The clock is already running
Finantsinspektsioon says the guidelines will apply from July 28, 2026. ESMA said the rules would start applying six months after publication in all EU languages, and Estonia’s guidance page lists the same effective date.
That means this is no longer a distant policy signal. For MiCA-facing firms in Estonia, the transition period is short enough that hiring standards, internal training plans, role mapping and recordkeeping processes should already be under review now. This timing implication is an inference from the effective date and the operational scope of the rules.
Why it matters for crypto
- It shows MiCA supervision is moving beyond licensing and into staff-level competence, governance and client-interaction standards.
- It raises the compliance bar for exchanges, brokers, custodians and other CASPs whose staff speak to clients about crypto products or services.
- It makes “information” versus “advice” a more important legal and operational distinction for crypto firms. This is an inference based on the differing standards set out by Estonia and ESMA.
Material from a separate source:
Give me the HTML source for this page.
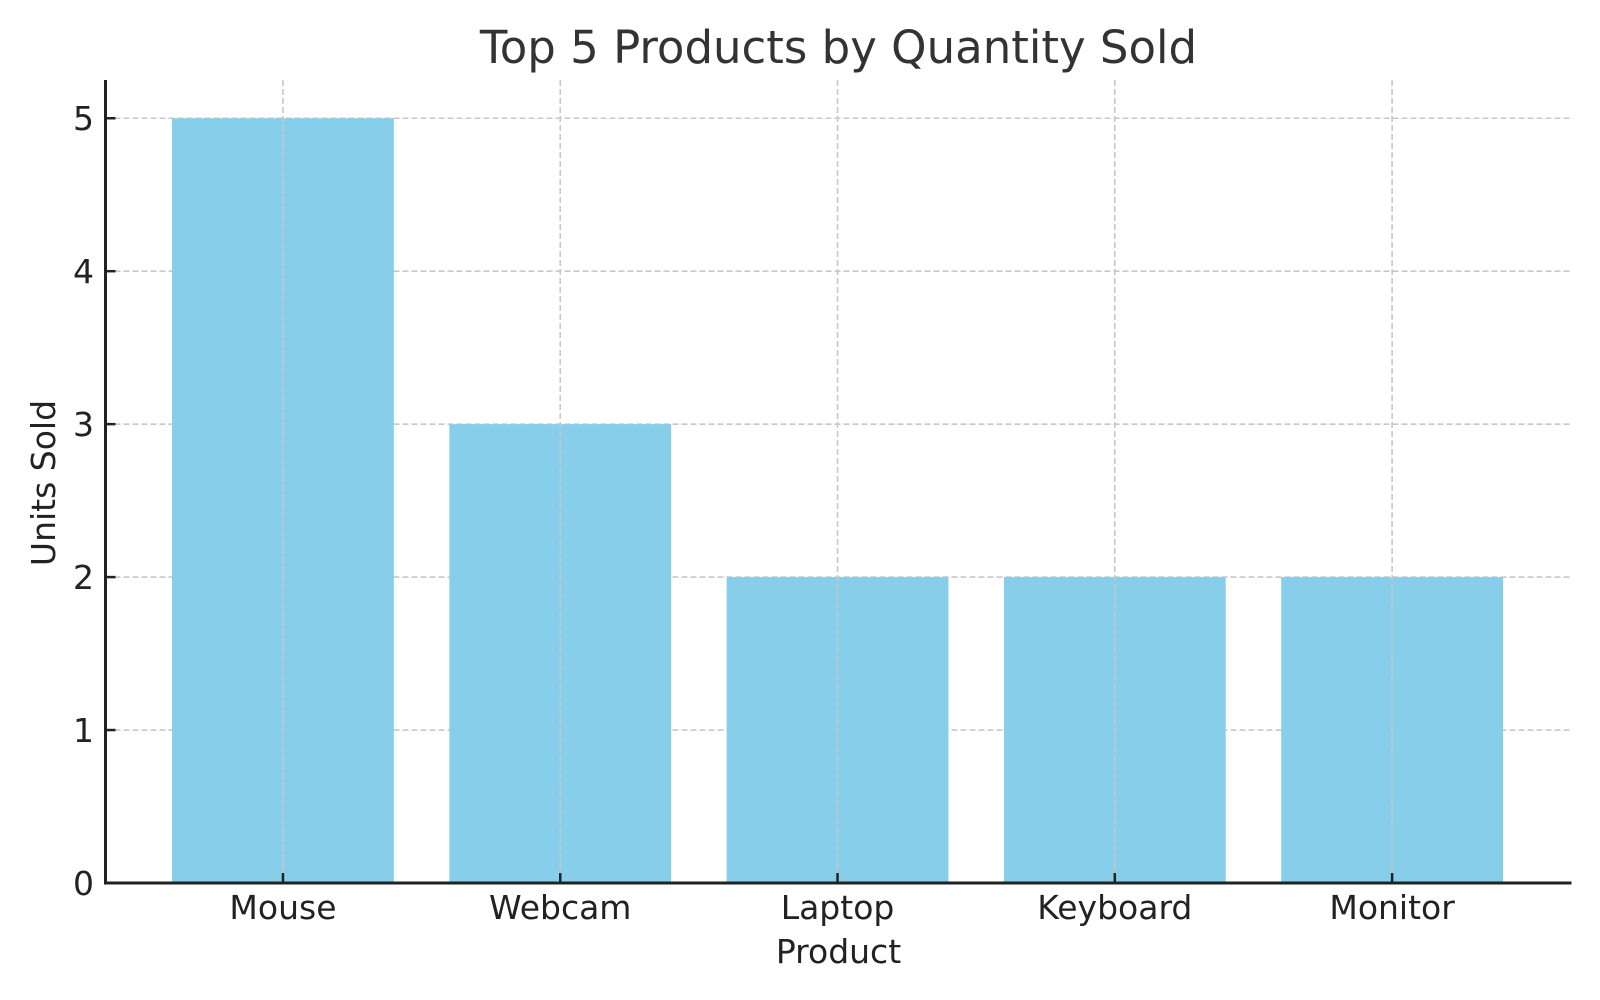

- It also extends into app-driven and semi-automated client journeys, meaning product teams and compliance teams may be pulled closer together. This is an inference based on ESMA’s explicit treatment of automated and semi-automated advice or information delivery.
What to watch next
- Whether other EU regulators adopt the same ESMA guidance as a live supervisory benchmark on a similar timeline.
- How aggressively supervisors test firms on qualifications, experience records and annual competence reviews after July 28. This is a forward-looking inference from the recordkeeping and review requirements.
- Whether crypto firms start restructuring sales, support and advisory roles more clearly to avoid crossing into higher-standard advice functions. This is an inference based on the distinction built into the guidance.
- Whether automated client-facing tools become a new inspection focus as regulators examine who designed them, what parameters they use and whether the responsible staff are competent under MiCA standards. This is an inference based on ESMA’s automated-delivery language.